Freshwater environments like lakes are often considered important natural contributors to climate change, because methane is released from the water surface. Often, one can see the methane leave the water as bubbles that burst once they reach the surface, releasing methane directly into the air.

But according to the researchers, a considerable amount of methane could very well be consumed in the sediment.

“If this mechanism was not at play, more methane would leave the lakes”, says corresponding author Alina Mostovaya. 

The researchers describe the mechanism as an underappreciated methane sink that should be considered when making models for balancing production and consumption of methane in freshwater environments.

The driver of the investigated methane consumption in the studied Lake Ørn is microbial activity. Certain microbes use sulfate and iron in the sediment to consume methane under oxygen-free conditions.

Neither sulfate nor iron are rare elements in freshwater sediments. Sulfate may, for example, enter with rain and runoff from soils, nearby fertilized fields, wastewater or seawater intrusion. Iron is one of the most abundant elements on Earth and may come from weathering of rocks and soil or is carried by rivers and groundwater. 

The methane-consuming microbes at play belong to the archaeal group ‘Candidatus Methanoperedenaceae, and they appear to be quite efficient even in low-resource freshwater environments:

“Our work in Lake Ørn shows that even relatively low concentrations of sulfate can support efficient methane removal in freshwater sediments,” says co-author Michael Wind-Hansen.

The researchers found that sulfate-dependent methane oxidation in Lake Ørn operates efficiently at sulfate concentrations in the low micromolar range — far lower than typical values reported from marine systems. This suggests freshwater microbial communities have evolved high-affinity strategies for scavenging scarce resources.

The team also showed that iron-dependent methane oxidation requires relatively high concentrations of reactive iron minerals, but nevertheless represents an important pathway for methane removal in the lake.

Their experiments further revealed that dissolved organic compounds resembling natural humic substances can shuttle electrons between microbes and iron minerals, significantly stimulating methane oxidation under certain conditions.

“These electron-shuttling compounds may help microorganisms take advantage of iron minerals that would otherwise be difficult to use,” Alina Mostovaya says, “That means natural organic matter may play a dual role in many freshwater environments, both as a source of methane and as a regulator of methane consumption and emissions.”

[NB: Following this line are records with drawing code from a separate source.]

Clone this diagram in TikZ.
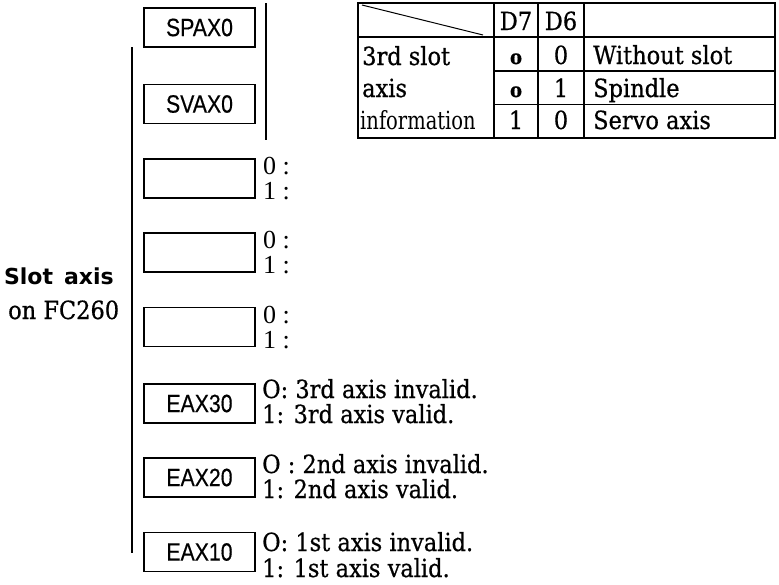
\documentclass[tikz,border=0pt]{standalone}
\usepackage{fontspec}
\setmainfont{DejaVu Serif}[FakeStretch=0.9,FakeBold=0.6]
\newfontfamily\narrowserif{DejaVu Serif}[FakeStretch=0.78]
\newfontfamily\lightserif{Liberation Serif}
\newfontfamily\boxfont{Liberation Sans}[FakeStretch=0.85,FakeBold=0.4]
\newfontfamily\labelfont{DejaVu Sans}
\begin{document}
\begin{tikzpicture}[x=1pt,y=-1pt,
  bx/.style={draw, line width=1.7pt, minimum width=111pt, minimum height=39pt, inner sep=0pt, font=\boxfont\fontsize{25}{25}\selectfont},
  lbl/.style={anchor=base west, inner sep=0pt, font=\fontsize{25}{26}\selectfont},
  bitlbl/.style={anchor=base west, inner sep=0pt, font=\lightserif\fontsize{26}{26}\selectfont},
  tbl/.style={anchor=base, inner sep=0pt, font=\fontsize{25}{26}\selectfont},
  tbll/.style={anchor=base west, inner sep=0pt, font=\fontsize{25}{26}\selectfont},
  thick line/.style={line width=2.6pt},
  thin line/.style={line width=1.3pt}]
\useasboundingbox (0,0) rectangle (779,584);

% left labels
\node[anchor=base east, inner sep=0pt, font=\labelfont\bfseries\fontsize{22}{26}\selectfont] (slot) at (114,284) {Slot\hspace{0.5em}axis};
\node[anchor=base west, inner sep=0pt, font=\fontsize{25}{26}\selectfont] (fc) at (8,319) {on FC260};

% vertical lines
\coordinate (ltop) at (132,47);
\coordinate (lbot) at (132,553);
\draw[line width=2pt] (ltop) -- (lbot);
\coordinate (rtop) at (266,3);
\coordinate (rbot) at (266,140);
\draw[line width=2pt] (rtop) -- (rbot);

% boxes
\node[bx] (spax) at (199.5,27.5) {SPAX0};
\node[bx] (svax) at (199.5,104) {SVAX0};
\node[bx] (b1) at (199.5,178.5) {};
\node[bx] (b2) at (199.5,252.5) {};
\node[bx] (b3) at (199.5,327) {};
\node[bx] (eax3) at (199.5,403.5) {EAX30};
\node[bx] (eax2) at (199.5,477.5) {EAX20};
\node[bx] (eax1) at (199.5,552) {EAX10};

% bit labels
\node[bitlbl] (b1z) at (263,174) {0 :};
\node[bitlbl] (b1o) at (263,199) {1 :};
\node[bitlbl] (b2z) at (263,248) {0 :};
\node[bitlbl] (b2o) at (263,273) {1 :};
\node[bitlbl] (b3z) at (263,323) {0 :};
\node[bitlbl] (b3o) at (263,348) {1 :};

\node[lbl] (e3z) at (262,398) {O: 3rd axis invalid.};
\node[lbl] (e3o) at (262,423) {1: 3rd axis valid.};
\node[lbl] (e2z) at (262,473) {O : 2nd axis invalid.};
\node[lbl] (e2o) at (262,498) {1: 2nd axis valid.};
\node[lbl] (e1z) at (262,551) {O: 1st axis invalid.};
\node[lbl] (e1o) at (262,577) {1: 1st axis valid.};

% table
\coordinate (tA) at (358,3);
\coordinate (tB) at (775,138);
\draw[thin line] (358,37) -- (775,37);
\draw[thin line] (494,71) -- (775,71);
\draw[thin line] (494,104.5) -- (775,104.5);
\draw[thin line] (538,3) -- (538,138);
\draw[thin line] (584,3) -- (584,138);
\draw[thick line] (494,3) -- (494,138);
\draw[thick line] (tA) rectangle (tB);
\draw[line width=1pt] (362,5) -- (483,35);

\node[tbl] (d7) at (516,30) {D7};
\node[tbl] (d6) at (561,30) {D6};
\node[tbl, font=\bfseries\fontsize{20}{24}\selectfont] (r1a) at (516,64) {o};
\node[tbl] (r1b) at (561,64) {0};
\node[tbll] (r1c) at (593,64) {Without slot};
\node[tbl, font=\bfseries\fontsize{20}{24}\selectfont] (r2a) at (516,97) {o};
\node[tbl] (r2b) at (561,97) {1};
\node[tbll] (r2c) at (593,97) {Spindle};
\node[tbl] (r3a) at (516,129) {1};
\node[tbl] (r3b) at (561,129) {0};
\node[tbll] (r3c) at (593,129) {Servo axis};
\node[tbll] (l1) at (362,65) {3rd slot};
\node[tbll] (l2) at (362,97) {axis};
\node[tbll, font=\narrowserif\fontsize{25}{26}\selectfont] (l3) at (360,129) {information};
\end{tikzpicture}
\end{document}
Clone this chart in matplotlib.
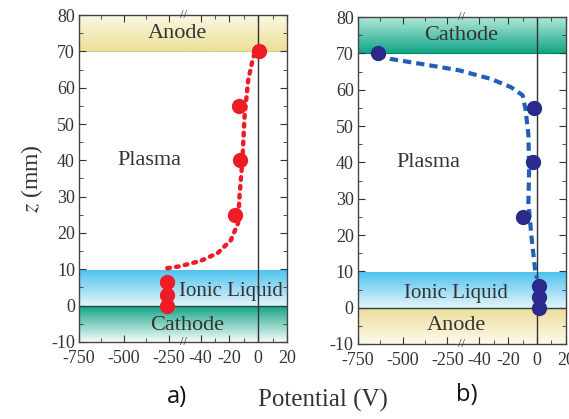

The findings have broader implications beyond a single Danish lake.

“We expect that the same pattern can be found in many other lakes and freshwater environments in other parts of the world, so this is a factor that should be considered when making global models of methane production, consumption, and emissions in these environments”, says Professor Bo Thamdrup.

Journal Limnology and Oceanography, April 23, 2026: Kinetics of sulfate- and iron-dependent anaerobic methane oxidation in freshwater lake sediment. doi: 10.1002/lno.70373. Authors: Alina Mostovaya, Michael Wind-Hansen, Bo Thamdrup.

The study was financed by the European Research Council (project NOVAMOX) and the Independent Research Fund Denmark.